_Work instructions_
Print every entry, word for word, and skip the images.

_Extracted entries_
--- --- ---
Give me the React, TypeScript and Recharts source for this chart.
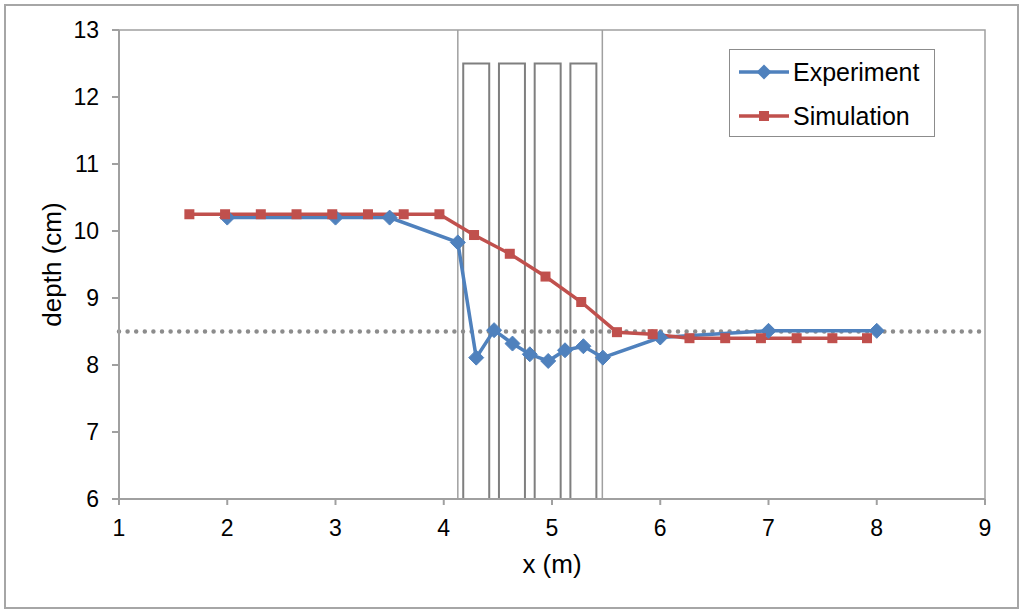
import {
  ComposedChart,
  Label,
  Line,
  ReferenceArea,
  ReferenceLine,
  XAxis,
  YAxis,
} from "recharts";

const xTicks = [1, 2, 3, 4, 5, 6, 7, 8, 9];
const yTicks = [6, 7, 8, 9, 10, 11, 12, 13];

const expX = [2, 3, 3.5, 4.13, 4.3, 4.465, 4.635, 4.795, 4.965, 5.12, 5.29, 5.47, 6, 7, 8];
const expDepth = [10.2, 10.2, 10.2, 9.83, 8.11, 8.52, 8.32, 8.16, 8.06, 8.22, 8.28, 8.11, 8.41, 8.51, 8.51];

const simX = [
  1.65, 1.98, 2.31, 2.64, 2.97, 3.3, 3.63, 3.96, 4.28, 4.61, 4.94, 5.27, 5.6, 5.93, 6.27, 6.6,
  6.93, 7.26, 7.59, 7.91,
];
const simDepth = [
  10.25, 10.25, 10.25, 10.25, 10.25, 10.25, 10.25, 10.25, 9.94, 9.66, 9.32, 8.94, 8.49, 8.46,
  8.4, 8.4, 8.4, 8.4, 8.4, 8.4,
];

// vegetation blocks and the edges of the zone
const blockStart = [4.18, 4.51, 4.84, 5.17];
const blockEnd = [4.42, 4.75, 5.08, 5.41];
const blockTop = 12.5;
const zoneEdges = [4.13, 5.465];
const stillWater = 8.5;

const expData = expX.map((x, i) => ({ x, depth: expDepth[i] }));
const simData = simX.map((x, i) => ({ x, depth: simDepth[i] }));

const BLUE = "#4F81BD";
const RED = "#C0504D";
const AXIS = "#a0a0a0";
const FONT = "'Liberation Sans', Arial, sans-serif";

const diamond = (p: any) => {
  const { cx, cy, index } = p;
  const r = 7.5;
  return (
    <polygon
      key={`d-${index}`}
      points={`${cx},${cy - r} ${cx + r},${cy} ${cx},${cy + r} ${cx - r},${cy}`}
      fill={BLUE}
      stroke={BLUE}
    />
  );
};

const square = (p: any) => {
  const { cx, cy, index } = p;
  return <rect key={`s-${index}`} x={cx - 5} y={cy - 5} width={10} height={10} fill={RED} />;
};

function LegendBox() {
  const rows = [
    { name: "Experiment", color: BLUE, mark: "d" },
    { name: "Simulation", color: RED, mark: "s" },
  ];
  return (
    <div
      style={{
        position: "absolute",
        left: 729,
        top: 49,
        width: 206,
        height: 88,
        boxSizing: "border-box",
        border: "1.5px solid #8c8c8c",
        background: "#fff",
        fontFamily: FONT,
        fontSize: 25,
        color: "#000",
      }}
    >
      {rows.map((r, i) => (
        <div
          key={r.name}
          style={{ position: "absolute", left: 9, top: 5 + i * 44, display: "flex", alignItems: "center", height: 34 }}
        >
          <svg width={52} height={20}>
            <line x1={0} y1={10} x2={50} y2={10} stroke={r.color} strokeWidth={3.5} />
            {r.mark === "d" ? (
              <polygon points="25,2.5 32.5,10 25,17.5 17.5,10" fill={r.color} />
            ) : (
              <rect x={20} y={5} width={10} height={10} fill={r.color} />
            )}
          </svg>
          <span style={{ marginLeft: 2 }}>{r.name}</span>
        </div>
      ))}
    </div>
  );
}

export default function App() {
  return (
    <div style={{ position: "absolute", left: 0, top: 0, width: 1024, height: 615, background: "#fff" }}>
      <div
        style={{
          position: "absolute",
          left: 4,
          top: 4,
          width: 1015,
          height: 605,
          boxSizing: "border-box",
          border: "2px solid #a6a6a6",
        }}
      />
      <ComposedChart
        width={1024}
        height={615}
        margin={{ top: 30, right: 39, bottom: 0, left: 0 }}
        style={{ position: "absolute", left: 0, top: 0, fontFamily: FONT }}
      >
        <XAxis
          dataKey="x"
          type="number"
          domain={[1, 9]}
          ticks={xTicks}
          allowDuplicatedCategory={false}
          height={116}
          stroke={AXIS}
          strokeWidth={2}
          tickSize={6}
          tickMargin={15}
          tick={{ fill: "#000", fontSize: 23 }}
        >
          <Label value="x (m)" position="insideBottom" offset={42} style={{ fill: "#000", fontSize: 26 }} />
        </XAxis>
        <YAxis
          type="number"
          domain={[6, 13]}
          ticks={yTicks}
          width={119}
          stroke={AXIS}
          strokeWidth={2}
          tickSize={7}
          tickMargin={13}
          tick={{ fill: "#000", fontSize: 23 }}
        >
          <Label
            value="depth (cm)"
            angle={-90}
            position="insideLeft"
            offset={52}
            style={{ fill: "#000", fontSize: 26, textAnchor: "middle" }}
          />
        </YAxis>
        <ReferenceArea x1={1} x2={9} y1={6} y2={13} fill="none" stroke={AXIS} strokeWidth={1.5} />
        {zoneEdges.map((x) => (
          <ReferenceLine key={`z-${x}`} x={x} stroke={AXIS} strokeWidth={1.5} />
        ))}
        {blockStart.map((x, i) => (
          <ReferenceArea
            key={`b-${x}`}
            x1={x}
            x2={blockEnd[i]}
            y1={6}
            y2={blockTop}
            fill="none"
            stroke="#7f7f7f"
            strokeWidth={2}
          />
        ))}
        <ReferenceLine
          y={stillWater}
          stroke="#8c8c8c"
          strokeWidth={4.5}
          strokeDasharray="0 8.6"
          strokeLinecap="round"
        />
        <Line
          data={expData}
          dataKey="depth"
          name="Experiment"
          stroke={BLUE}
          strokeWidth={3.5}
          dot={diamond}
          isAnimationActive={false}
        />
        <Line
          data={simData}
          dataKey="depth"
          name="Simulation"
          stroke={RED}
          strokeWidth={3.5}
          dot={square}
          isAnimationActive={false}
        />
      </ComposedChart>
      <LegendBox />
    </div>
  );
}
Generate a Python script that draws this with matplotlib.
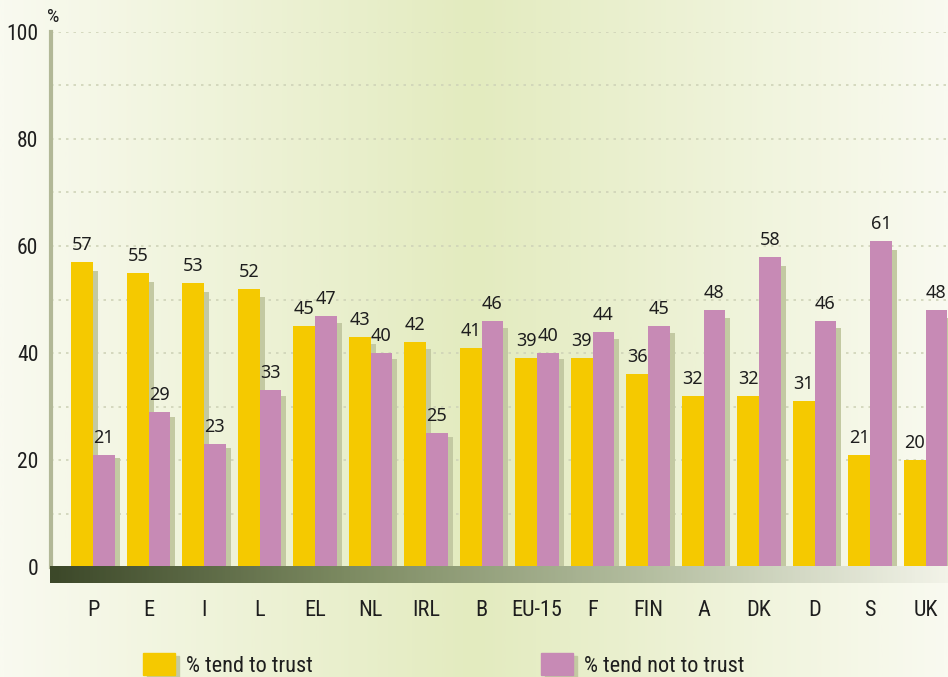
--- --- ---
_Result below_
Give me the React, TypeScript and Recharts source for this chart.
import {
  ComposedChart,
  Label,
  Line,
  ReferenceArea,
  ReferenceLine,
  XAxis,
  YAxis,
} from "recharts";

const xTicks = [1, 2, 3, 4, 5, 6, 7, 8, 9];
const yTicks = [6, 7, 8, 9, 10, 11, 12, 13];

const expX = [2, 3, 3.5, 4.13, 4.3, 4.465, 4.635, 4.795, 4.965, 5.12, 5.29, 5.47, 6, 7, 8];
const expDepth = [10.2, 10.2, 10.2, 9.83, 8.11, 8.52, 8.32, 8.16, 8.06, 8.22, 8.28, 8.11, 8.41, 8.51, 8.51];

const simX = [
  1.65, 1.98, 2.31, 2.64, 2.97, 3.3, 3.63, 3.96, 4.28, 4.61, 4.94, 5.27, 5.6, 5.93, 6.27, 6.6,
  6.93, 7.26, 7.59, 7.91,
];
const simDepth = [
  10.25, 10.25, 10.25, 10.25, 10.25, 10.25, 10.25, 10.25, 9.94, 9.66, 9.32, 8.94, 8.49, 8.46,
  8.4, 8.4, 8.4, 8.4, 8.4, 8.4,
];

// vegetation blocks and the edges of the zone
const blockStart = [4.18, 4.51, 4.84, 5.17];
const blockEnd = [4.42, 4.75, 5.08, 5.41];
const blockTop = 12.5;
const zoneEdges = [4.13, 5.465];
const stillWater = 8.5;

const expData = expX.map((x, i) => ({ x, depth: expDepth[i] }));
const simData = simX.map((x, i) => ({ x, depth: simDepth[i] }));

const BLUE = "#4F81BD";
const RED = "#C0504D";
const AXIS = "#a0a0a0";
const FONT = "'Liberation Sans', Arial, sans-serif";

const diamond = (p: any) => {
  const { cx, cy, index } = p;
  const r = 7.5;
  return (
    <polygon
      key={`d-${index}`}
      points={`${cx},${cy - r} ${cx + r},${cy} ${cx},${cy + r} ${cx - r},${cy}`}
      fill={BLUE}
      stroke={BLUE}
    />
  );
};

const square = (p: any) => {
  const { cx, cy, index } = p;
  return <rect key={`s-${index}`} x={cx - 5} y={cy - 5} width={10} height={10} fill={RED} />;
};

function LegendBox() {
  const rows = [
    { name: "Experiment", color: BLUE, mark: "d" },
    { name: "Simulation", color: RED, mark: "s" },
  ];
  return (
    <div
      style={{
        position: "absolute",
        left: 729,
        top: 49,
        width: 206,
        height: 88,
        boxSizing: "border-box",
        border: "1.5px solid #8c8c8c",
        background: "#fff",
        fontFamily: FONT,
        fontSize: 25,
        color: "#000",
      }}
    >
      {rows.map((r, i) => (
        <div
          key={r.name}
          style={{ position: "absolute", left: 9, top: 5 + i * 44, display: "flex", alignItems: "center", height: 34 }}
        >
          <svg width={52} height={20}>
            <line x1={0} y1={10} x2={50} y2={10} stroke={r.color} strokeWidth={3.5} />
            {r.mark === "d" ? (
              <polygon points="25,2.5 32.5,10 25,17.5 17.5,10" fill={r.color} />
            ) : (
              <rect x={20} y={5} width={10} height={10} fill={r.color} />
            )}
          </svg>
          <span style={{ marginLeft: 2 }}>{r.name}</span>
        </div>
      ))}
    </div>
  );
}

export default function App() {
  return (
    <div style={{ position: "absolute", left: 0, top: 0, width: 1024, height: 615, background: "#fff" }}>
      <div
        style={{
          position: "absolute",
          left: 4,
          top: 4,
          width: 1015,
          height: 605,
          boxSizing: "border-box",
          border: "2px solid #a6a6a6",
        }}
      />
      <ComposedChart
        width={1024}
        height={615}
        margin={{ top: 30, right: 39, bottom: 0, left: 0 }}
        style={{ position: "absolute", left: 0, top: 0, fontFamily: FONT }}
      >
        <XAxis
          dataKey="x"
          type="number"
          domain={[1, 9]}
          ticks={xTicks}
          allowDuplicatedCategory={false}
          height={116}
          stroke={AXIS}
          strokeWidth={2}
          tickSize={6}
          tickMargin={15}
          tick={{ fill: "#000", fontSize: 23 }}
        >
          <Label value="x (m)" position="insideBottom" offset={42} style={{ fill: "#000", fontSize: 26 }} />
        </XAxis>
        <YAxis
          type="number"
          domain={[6, 13]}
          ticks={yTicks}
          width={119}
          stroke={AXIS}
          strokeWidth={2}
          tickSize={7}
          tickMargin={13}
          tick={{ fill: "#000", fontSize: 23 }}
        >
          <Label
            value="depth (cm)"
            angle={-90}
            position="insideLeft"
            offset={52}
            style={{ fill: "#000", fontSize: 26, textAnchor: "middle" }}
          />
        </YAxis>
        <ReferenceArea x1={1} x2={9} y1={6} y2={13} fill="none" stroke={AXIS} strokeWidth={1.5} />
        {zoneEdges.map((x) => (
          <ReferenceLine key={`z-${x}`} x={x} stroke={AXIS} strokeWidth={1.5} />
        ))}
        {blockStart.map((x, i) => (
          <ReferenceArea
            key={`b-${x}`}
            x1={x}
            x2={blockEnd[i]}
            y1={6}
            y2={blockTop}
            fill="none"
            stroke="#7f7f7f"
            strokeWidth={2}
          />
        ))}
        <ReferenceLine
          y={stillWater}
          stroke="#8c8c8c"
          strokeWidth={4.5}
          strokeDasharray="0 8.6"
          strokeLinecap="round"
        />
        <Line
          data={expData}
          dataKey="depth"
          name="Experiment"
          stroke={BLUE}
          strokeWidth={3.5}
          dot={diamond}
          isAnimationActive={false}
        />
        <Line
          data={simData}
          dataKey="depth"
          name="Simulation"
          stroke={RED}
          strokeWidth={3.5}
          dot={square}
          isAnimationActive={false}
        />
      </ComposedChart>
      <LegendBox />
    </div>
  );
}
Generate a Python script that draws this with matplotlib.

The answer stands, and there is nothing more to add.